Paolo Barbaro, Les deux saisons
© Yann Gar
Livre posthume, paru en 2016, deux ans après la mort de son auteur, Les deux saisons est une de ces œuvres à double face qui évoquent l’arrière-saison d’un amour et celle d’une vie, avec une délicatesse infinie. Dans ces pages, le magnifique guide vénitien qu’est Paolo Barbaro dans ses autres textes se fait élégiaque, racontant mezza voce la fin d’une liaison : Dario, un assureur habitant Trieste avec sa femme et ses deux enfants, rencontre Bruna, une Vénitienne, sur un pont de pierre blanche, le pont Tordu ou le pont des Voiles. Commence alors une idylle entre l’« assureur sensible » et Bruna l’esseulée, qui attend la visite de ce dernier un jour par semaine, à 16h54. Jusqu’à cet après-midi où Bruna annonce son intention de quitter Venise pour Milan, où son amant pourra toujours, lui dit-elle, lui rendre visite : « Je t’attends » est son antienne. Elle n’en disparaît pas moins. La première partie du diptyque se termine ainsi, rien n’est résolu ni scellé, tout reste en suspens, comme si rien à Venise ne pouvait se dénouer. Dans le deuxième tableau du diptyque, « Journal d’hiver », rien non plus ne se dénoue vraiment, quoique celui qui tient ces carnets ne trouve son bonheur qu’en écrivant. Il note presque uniquement des détails insignifiants, mais sa manière de se mettre à l’écoute du monde et du silence de Venise, quand le promeneur s’éloigne du centre et de la piazza San Marco, rend ces fragments pareils à des poèmes en prose où l’on peut, entre autres merveilles, contempler « l’arbre muet », « haut d’une vingtaine de mètres, vert sombre, fuselé, compact », et qui reste immobile, élancé, replié sur lui-même, sans bruit.

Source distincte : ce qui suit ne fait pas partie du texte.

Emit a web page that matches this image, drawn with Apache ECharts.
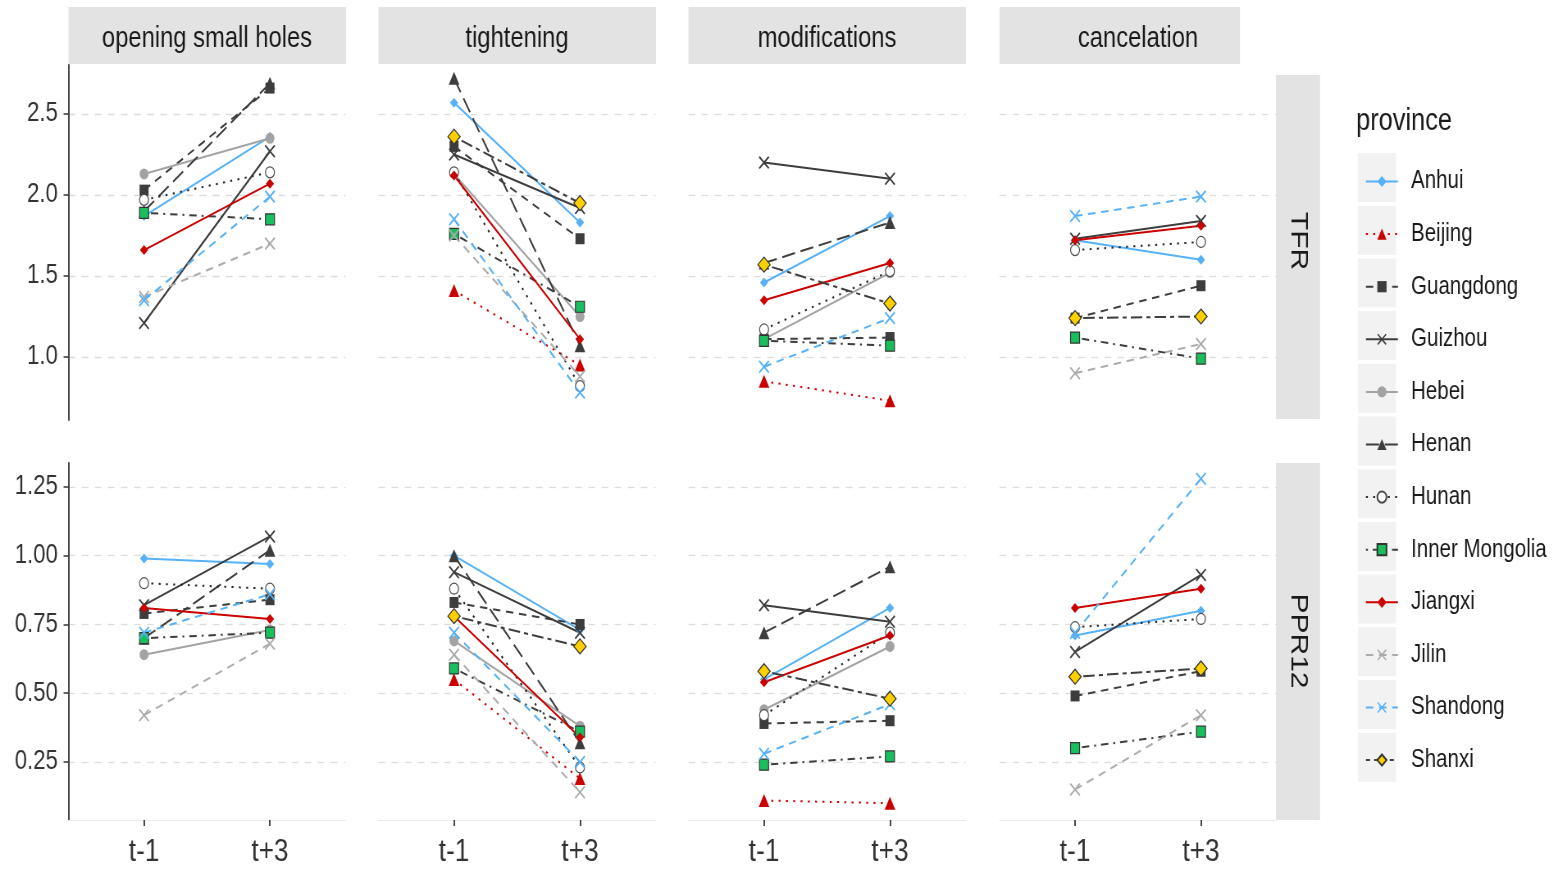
<!DOCTYPE html>
<html>
<head>
<meta charset="utf-8">
<script src="https://cdn.jsdelivr.net/npm/echarts@6/dist/echarts.min.js"></script>
<style>
  html, body { margin: 0; padding: 0; background: #ffffff; overflow: hidden; width: 1557px; height: 871px; }
  /* the figure is laid out wide and set in a horizontally condensed frame */
  #chart { height: 871px; transform-origin: 0 0; }
</style>
</head>
<body>
<div id="chart"></div>
<script>
// ---- categories ----
const provinces = ['Anhui', 'Beijing', 'Guangdong', 'Guizhou', 'Hebei', 'Henan',
  'Hunan', 'Inner Mongolia', 'Jiangxi', 'Jilin', 'Shandong', 'Shanxi'];
const policies = ['opening small holes', 'tightening', 'modifications', 'cancelation'];
const measures = ['TFR', 'PPR12'];
const periods = ['t-1', 't+3'];

// ---- tick labels ----
const tfrTicks = [1.0, 1.5, 2.0, 2.5];
const tfrTickLabels = ['1.0', '1.5', '2.0', '2.5'];
const pprTicks = [0.25, 0.5, 0.75, 1.0, 1.25];
const pprTickLabels = ['0.25', '0.50', '0.75', '1.00', '1.25'];

// ---- values [t-1, t+3] per province, in the order of `provinces` (null = not in group) ----
const tfrOpening = [[1.87, 2.36], null, [2.03, 2.66], [1.21, 2.27], [2.13, 2.35], [1.90, 2.69],
  [1.97, 2.14], [1.89, 1.85], [1.66, 2.07], [1.37, 1.70], [1.35, 1.99], null];
const tfrTightening = [[2.57, 1.83], [1.41, 0.95], [2.30, 1.73], [2.25, 1.92], [2.13, 1.25], [2.72, 1.07],
  [2.14, 0.82], [1.76, 1.31], [2.12, 1.11], [1.75, 0.88], [1.85, 0.78], [2.36, 1.95]];
const tfrModifications = [[1.46, 1.87], [0.85, 0.73], [1.11, 1.12], [2.20, 2.10], [1.11, 1.52], [1.58, 1.83],
  [1.17, 1.53], [1.10, 1.07], [1.35, 1.58], null, [0.94, 1.24], [1.57, 1.33]];
const tfrCancelation = [[1.72, 1.60], null, [1.24, 1.44], [1.73, 1.84], null, null,
  [1.66, 1.71], [1.12, 0.99], [1.72, 1.81], [0.90, 1.08], [1.87, 1.99], [1.24, 1.25]];

const pprOpening = [[0.99, 0.97], null, [0.79, 0.84], [0.82, 1.07], [0.64, 0.73], [0.70, 1.02],
  [0.90, 0.88], [0.70, 0.72], [0.81, 0.77], [0.42, 0.68], [0.72, 0.86], null];
const pprTightening = [[1.00, 0.73], [0.55, 0.19], [0.83, 0.75], [0.94, 0.72], [0.69, 0.38], [1.00, 0.32],
  [0.88, 0.23], [0.59, 0.36], [0.78, 0.34], [0.64, 0.14], [0.72, 0.25], [0.78, 0.67]];
const pprModifications = [[0.55, 0.81], [0.11, 0.10], [0.39, 0.40], [0.82, 0.76], [0.44, 0.67], [0.72, 0.96],
  [0.42, 0.72], [0.24, 0.27], [0.54, 0.71], null, [0.28, 0.46], [0.58, 0.48]];
const pprCancelation = [[0.71, 0.80], null, [0.49, 0.58], [0.65, 0.93], null, null,
  [0.74, 0.77], [0.30, 0.36], [0.81, 0.88], [0.15, 0.42], [0.72, 1.28], [0.56, 0.59]];

const panelValues = [
  [tfrOpening, tfrTightening, tfrModifications, tfrCancelation],
  [pprOpening, pprTightening, pprModifications, pprCancelation]
];

// ---- horizontal condensing of the whole figure ----
const S = 0.82;
const sx = x => x / S;
const el = document.getElementById('chart');
el.style.width = sx(1557) + 'px';
el.style.transform = 'scaleX(' + S + ')';

// ---- appearance ----
const FONT = "'Liberation Sans', Arial, sans-serif";
const DARK = '#3d3d3d';
const BLUE = '#56b1f7';
const RED = '#cc0000';
const CROSS = 'path://M0,1.2L1.2,0L6,4.8L10.8,0L12,1.2L7.2,6L12,10.8L10.8,12L6,7.2L1.2,12L0,10.8L4.8,6Z';

const DOTTED = [2.4, 6.5];
const DASHED = [9, 7];
const LONGDASH = [16, 7];
const DOTDASH = [2.4, 6, 9, 6];
const TWODASH = [5, 5, 14, 5];

const styleOf = {
  'Anhui':          { line: BLUE, type: 'solid', symbol: 'diamond', size: 10, fill: BLUE },
  'Beijing':        { line: RED, type: DOTTED, symbol: 'triangle', size: 13, fill: RED },
  'Guangdong':      { line: DARK, type: DASHED, symbol: 'rect', size: 11, fill: DARK },
  'Guizhou':        { line: DARK, type: 'solid', symbol: CROSS, size: 13, fill: DARK },
  'Hebei':          { line: '#a3a3a3', type: 'solid', symbol: 'circle', size: 11, fill: '#a3a3a3' },
  'Henan':          { line: DARK, type: LONGDASH, symbol: 'triangle', size: 13, fill: DARK },
  'Hunan':          { line: '#262626', type: DOTTED, symbol: 'circle', size: 11, fill: '#ffffff', border: '#4a4a4a' },
  'Inner Mongolia': { line: DARK, type: DOTDASH, symbol: 'rect', size: 11, fill: '#19bf5c', border: '#333333' },
  'Jiangxi':        { line: RED, type: 'solid', symbol: 'diamond', size: 10, fill: RED },
  'Jilin':          { line: '#ababab', type: DASHED, symbol: CROSS, size: 13, fill: '#ababab' },
  'Shandong':       { line: BLUE, type: DASHED, symbol: CROSS, size: 13, fill: BLUE },
  'Shanxi':         { line: DARK, type: TWODASH, symbol: 'diamond', size: 15, fill: '#ffd000', border: '#333333' }
};

// ---- layout of the facet grid (screen pixels, converted with sx) ----
const colLeft = [68.5, 378.5, 688.5, 999.5];
const colWidth = 277;
const rowTop = [65, 463];
const rowHeight = [355, 357];
const rowRange = [[0.611, 2.8025], [0.039, 1.337]];
const rowTicks = [tfrTicks, pprTicks];
const rowTickLabels = [tfrTickLabels, pprTickLabels];

const grids = [], xAxes = [], yAxes = [], series = [];

for (let r = 0; r < 2; r++) {
  for (let c = 0; c < 4; c++) {
    const idx = r * 4 + c;
    grids.push({ left: sx(colLeft[c]), top: rowTop[r], width: sx(colWidth), height: rowHeight[r],
      containLabel: false, outerBoundsMode: 'none' });

    const bottomRow = r === 1;
    xAxes.push({
      gridIndex: idx, type: 'value', min: 0.4, max: 2.6, show: true,
      axisLine: { show: bottomRow, onZero: false, lineStyle: { color: '#ebebeb', width: 1 } },
      axisTick: { show: bottomRow, customValues: [1, 2], length: 6, lineStyle: { color: '#333', width: 1.8 } },
      axisLabel: { show: bottomRow, customValues: [1, 2], margin: 16, fontSize: 32, color: '#333',
        fontFamily: FONT, formatter: v => periods[Math.round(v) - 1] },
      splitLine: { show: false }
    });

    const ticks = rowTicks[r], labels = rowTickLabels[r];
    const firstCol = c === 0;
    yAxes.push({
      gridIndex: idx, type: 'value', min: rowRange[r][0], max: rowRange[r][1],
      axisLine: { show: firstCol, lineStyle: { color: '#333', width: 1.8 } },
      axisTick: { show: firstCol, customValues: ticks, length: 6, lineStyle: { color: '#333', width: 1.5 } },
      axisLabel: { show: firstCol, customValues: ticks, margin: 13, fontSize: 27, color: '#333',
        fontFamily: FONT,
        formatter: v => { const k = ticks.findIndex(t => Math.abs(t - v) < 1e-6); return k >= 0 ? labels[k] : ''; } },
      splitLine: { show: true, lineStyle: { color: '#dcdcdc', width: 1.3, type: [8, 8] } }
    });

    const values = panelValues[r][c];
    provinces.forEach((name, p) => {
      const v = values[p];
      if (!v) return;
      const s = styleOf[name];
      series.push({
        type: 'line', name: name, xAxisIndex: idx, yAxisIndex: idx,
        data: [[1, v[0]], [2, v[1]]],
        symbol: s.symbol, symbolSize: s.size, showSymbol: true,
        lineStyle: { color: s.line, width: 2, type: s.type },
        itemStyle: { color: s.fill, borderColor: s.border || s.fill, borderWidth: s.border ? 1.2 : 0 },
        emphasis: { disabled: true },
        silent: true
      });
    });
  }
}

// ---- strips, legend keys and legend title ----
const graphics = [];
const stripTop = 7, stripH = 57;
const stripWidth = [277.5, 277.5, 277.5, 240.5];
policies.forEach((label, c) => {
  graphics.push({ type: 'rect', shape: { x: sx(colLeft[c]), y: stripTop, width: sx(stripWidth[c]), height: stripH },
    style: { fill: '#e3e3e3' }, silent: true });
  graphics.push({ type: 'text', x: sx(colLeft[c] + colWidth / 2), y: stripTop + stripH / 2 + 3,
    style: { text: label, fill: '#1a1a1a', font: '29px ' + FONT, align: 'center', verticalAlign: 'middle' },
    silent: true });
});
const sideStrips = [{ y: 75, h: 344, mid: 241 }, { y: 463, h: 357, mid: 641 }];
measures.forEach((label, r) => {
  const b = sideStrips[r];
  graphics.push({ type: 'rect', shape: { x: sx(1276), y: b.y, width: sx(44), height: b.h },
    style: { fill: '#e3e3e3' }, silent: true });
  graphics.push({ type: 'text', x: sx(1298), y: b.mid, rotation: -Math.PI / 2,
    style: { text: label, fill: '#1a1a1a', font: '30px ' + FONT, align: 'center', verticalAlign: 'middle' },
    silent: true });
});
graphics.push({ type: 'text', x: sx(1356), y: 121,
  style: { text: 'province', fill: '#1a1a1a', font: '31px ' + FONT, align: 'left', verticalAlign: 'middle' },
  silent: true });
provinces.forEach((name, i) => {
  graphics.push({ type: 'rect', shape: { x: sx(1358), y: 153 + i * 52.7, width: sx(38), height: 49 },
    style: { fill: '#f2f2f2' }, silent: true, z: -1 });
});

const chart = echarts.init(el, null, { renderer: 'canvas' });
chart.setOption({
  animation: false,
  backgroundColor: '#ffffff',
  grid: grids,
  xAxis: xAxes,
  yAxis: yAxes,
  series: series,
  legend: {
    orient: 'vertical', left: sx(1361), top: 164,
    itemWidth: sx(32), itemHeight: 14, itemGap: 27.6,
    data: provinces, selectedMode: false,
    textStyle: { fontSize: 25, color: '#1a1a1a', fontFamily: FONT, lineHeight: 24, padding: [0, 0, 0, 11] }
  },
  graphic: graphics
});
</script>
</body>
</html>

Paolo Barbaro n’a rien d’un oiseau de mauvais augure, il possède ce don, précieux entre tous : il s’en tient à l’essentiel avec la légèreté de qui ne s’appesantit jamais. De lui et de ses doubles, qui ont quelquefois l’air de fantômes au gai savoir, nous pourrions dire ce que lui-même dit d’Arcimboldo : « L’artiste, ironique et intellectuel, humoral et enchanteur, déplace et confirme, attire et détourne nos incertitudes mouvantes ».